A configuration for achieving land seismic data is illustrated in FIG. 1. FIG. 1 shows a system 100 that includes multiple receivers 102 that are positioned over a monitored area 104 of a subsurface to be explored and that are in contact with, or below the surface 106 of, the ground. A number of dedicated seismic sources 108 are also placed on the surface 106 in an adjacent area 110 to the monitored area 104 containing the receivers 102. A dedicated seismic source is defined as a device built by man with the main purpose of generating seismic waves to be used for a seismic survey.

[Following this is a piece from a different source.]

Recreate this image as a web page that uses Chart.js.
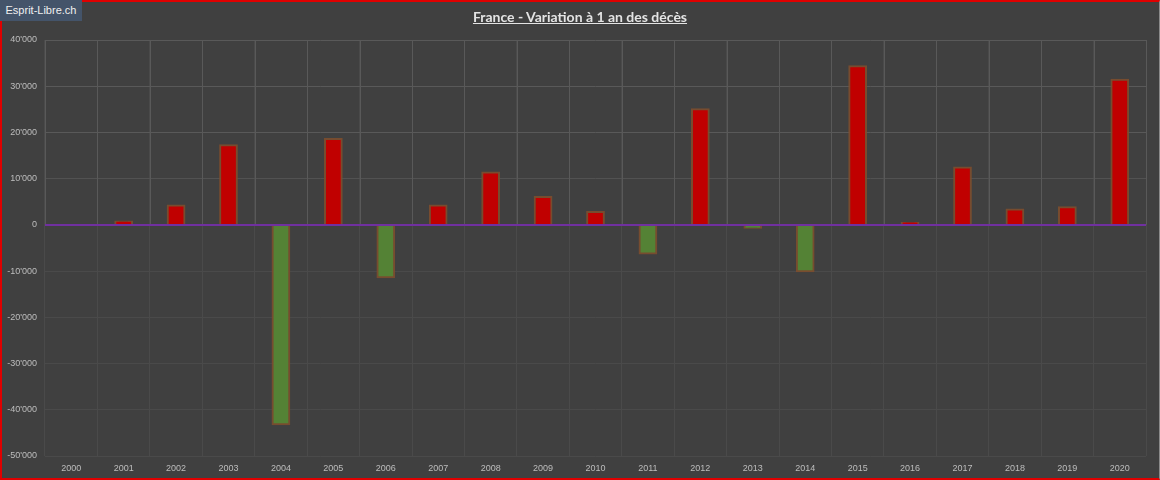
<!DOCTYPE html>
<html>
<head>
<meta charset="utf-8">
<script src="https://cdn.jsdelivr.net/npm/chart.js@4"></script>
<style>
  body { margin: 0; background: #404040; }
  #wrap { position: relative; width: 1160px; height: 480px; background: #404040; }
  #frame { position: absolute; left: 0; top: 0; width: 1160px; height: 480px; box-sizing: border-box;
           border-top: 2px solid #e00000; border-left: 2px solid #e00000; border-bottom: 2px solid #e00000;
           border-right: 1px solid #8a8a8a; pointer-events: none; }
  #brand { position: absolute; left: 0; top: 0; width: 82px; height: 21px; background: #44546a;
           color: #f0f0f0; font: 11px "Liberation Sans", Arial, sans-serif; line-height: 21px; text-align: center; }
  #title { position: absolute; left: 0; top: 8px; width: 1160px; text-align: center;
           color: #e4e4e4; font: bold 14px Lato, "Open Sans", sans-serif; text-decoration: underline; }
</style>
</head>
<body>
<div id="wrap">
  <canvas id="chart" width="1160" height="480"></canvas>
  <div id="title">France - Variation à 1 an des décès</div>
  <div id="frame"></div>
  <div id="brand">Esprit-Libre.ch</div>
</div>
<script>
var years = ['2000', '2001', '2002', '2003', '2004', '2005', '2006', '2007', '2008', '2009', '2010',
             '2011', '2012', '2013', '2014', '2015', '2016', '2017', '2018', '2019', '2020'];
var variation = [0, 600, 4100, 17100, -43000, 18500, -11200, 4100, 11200, 5900, 2700,
                 -6100, 24900, -500, -9900, 34200, 300, 12300, 3200, 3700, 31300];
var yMin = -50000;
var yMax = 40000;
var yStep = 10000;

function fmt(v) {
    var s = String(Math.abs(v)).replace(/\B(?=(\d{3})+(?!\d))/g, "'");
    return (v < 0 ? '-' : '') + s;
}

var barColors = variation.map(function(v) { return v < 0 ? '#548235' : '#c00000'; });

// grid above zero is brighter than below, zero line drawn on top in purple
var splitGrid = {
    id: 'splitGrid',
    beforeDatasetsDraw: function(chart) {
        var x = chart.scales.x, y = chart.scales.y, c = chart.ctx;
        var zero = y.getPixelForValue(0);
        var half = (x.getPixelForTick(1) - x.getPixelForTick(0)) / 2;
        c.save();
        c.strokeStyle = '#595959';
        c.lineWidth = 1;
        for (var i = 0; i <= years.length; i++) {
            var px = Math.round(x.getPixelForTick(Math.min(i, years.length - 1)) + (i < years.length ? -half : half)) + 0.5;
            c.beginPath();
            c.moveTo(px, chart.chartArea.top);
            c.lineTo(px, zero);
            c.stroke();
        }
        c.restore();
    },
    afterDatasetsDraw: function(chart) {
        var y = chart.scales.y, c = chart.ctx, a = chart.chartArea;
        var zero = y.getPixelForValue(0);
        c.save();
        c.strokeStyle = '#7030a0';
        c.lineWidth = 2;
        c.beginPath();
        c.moveTo(a.left, zero);
        c.lineTo(a.right, zero);
        c.stroke();
        c.restore();
    }
};

new Chart(document.getElementById('chart').getContext('2d'), {
    type: 'bar',
    data: {
        labels: years,
        datasets: [{
            data: variation,
            backgroundColor: barColors,
            borderColor: 'rgba(125,78,45,0.9)',
            borderWidth: 2,
            borderSkipped: false,
            inflateAmount: 1.5,
            barPercentage: 0.3,
            categoryPercentage: 1
        }]
    },
    options: {
        responsive: false,
        animation: false,
        layout: { padding: { top: 40, right: 14, left: 0, bottom: 0 } },
        plugins: {
            legend: { display: false },
            tooltip: { enabled: false }
        },
        scales: {
            x: {
                afterFit: function(scale) { scale.height = 24; },
                grid: { color: '#4a4a4a', drawTicks: false, offset: true },
                border: { display: false },
                ticks: { color: '#bdbdbd', padding: 7, font: { family: 'Liberation Sans', size: 9 } }
            },
            y: {
                min: yMin,
                max: yMax,
                afterFit: function(scale) { scale.width = 45; },
                grid: {
                    drawTicks: false,
                    color: function(ctx) {
                        var v = ctx.tick ? ctx.tick.value : 0;
                        if (v > 10000) return '#595959';
                        if (v > 0) return '#525252';
                        return '#4a4a4a';
                    }
                },
                border: { display: false },
                ticks: {
                    stepSize: yStep,
                    color: '#bdbdbd',
                    padding: 8,
                    font: { family: 'Liberation Sans', size: 9 },
                    callback: function(v) { return fmt(v); }
                }
            }
        }
    },
    plugins: [splitGrid]
});
</script>
</body>
</html>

As an alternative to being placed on the surface, dedicated seismic sources 108 are buried under surface 106. A central recording device 112 is connected to the plurality of receivers 102 and placed, for example, in a station or truck 114. Each dedicated seismic source 108 can be composed of a variable number of vibrators, typically between one and five, and can include a local controller 116. A central controller 118 can be provided to coordinate the shooting times of sources 108. A global positioning system (GPS) 120 can be used to time-correlate shooting of the dedicated seismic sources 108 and the recordings of the receivers 102.
With this configuration, dedicated seismic sources 108 are controlled to intentionally generate seismic waves, and the plurality of receivers 102 records waves reflected by oil and/or gas reservoirs and other structures and reflection points, e.g., the interface between subsurface formations having different acoustic impedances. The result of the seismic survey contains seismic data for geophysical parameters of subterranean rock formations. The seismic survey records both compressional, or P-waves and shear, or S-waves and is a combination of source wavelet and earth properties.
Analysis of the seismic data interprets earth properties and removes or minimizes the effects of the source wavelet. One type of analysis uses the three dimensional (3D) seismic data to obtain the geophysical properties of the subsurface layer such as P-wave velocity Vp, S-wave velocity Vs and density ρ, which can be used to determine other properties of interest such as impedance, porosity, lithology, fluid saturation as well as other geomechanical properties. This analysis is known as 3D inversion. These properties are used to provide the location and structure of subsurface oil and gas reservoirs. Removal of the oil and gas from the reservoirs and introduction, for example, of water into the reservoirs to aid in the removal of the oil change the geomechanical properties of the reservoir and the location of the oil and gas within the reservoir. Therefore, seismic surveys are taken at different times in order to monitor these changes. Comparison of seismic surveys taken at different times, i.e., vintages, yields data on the changes in the properties of the subsurface layers. The changes in seismic data can be amplitude or time shift or both. For purposes of using inversion to obtain the changes in properties between vintages, time is viewed as a fourth dimension, and the process is 4D inversion.
The initial seismic survey is the base survey and any subsequent seismic survey is a monitor seismic survey. Independent inversion of base and monitor seismic surveys can yield estimates of elastic properties that are inconsistent with expected production effects. Approaches to conducting 4D seismic inversion include inverting base and monitor surveys separately and then differencing the results to calculate changes in elastic attributes, using inversion results for a base survey to define an initial model for inverting a monitor survey, inverting amplitude differences directly for changes in elastic parameters and inverting all vintages simultaneously. This last approach where all vintages are inverted simultaneously is referred to as global inversion. Global inversion of base and monitor is used to obtain quantitative estimates of impedance changes and to reduce the non-uniqueness of the inversion process. The need still exists, however, for improvements in the simultaneous inversion of all base and monitor seismic surveys in order to provide a better determination of the geophysical properties of the subsurface layer such as P-wave velocity Vp, S-wave velocity Vs and density ρ.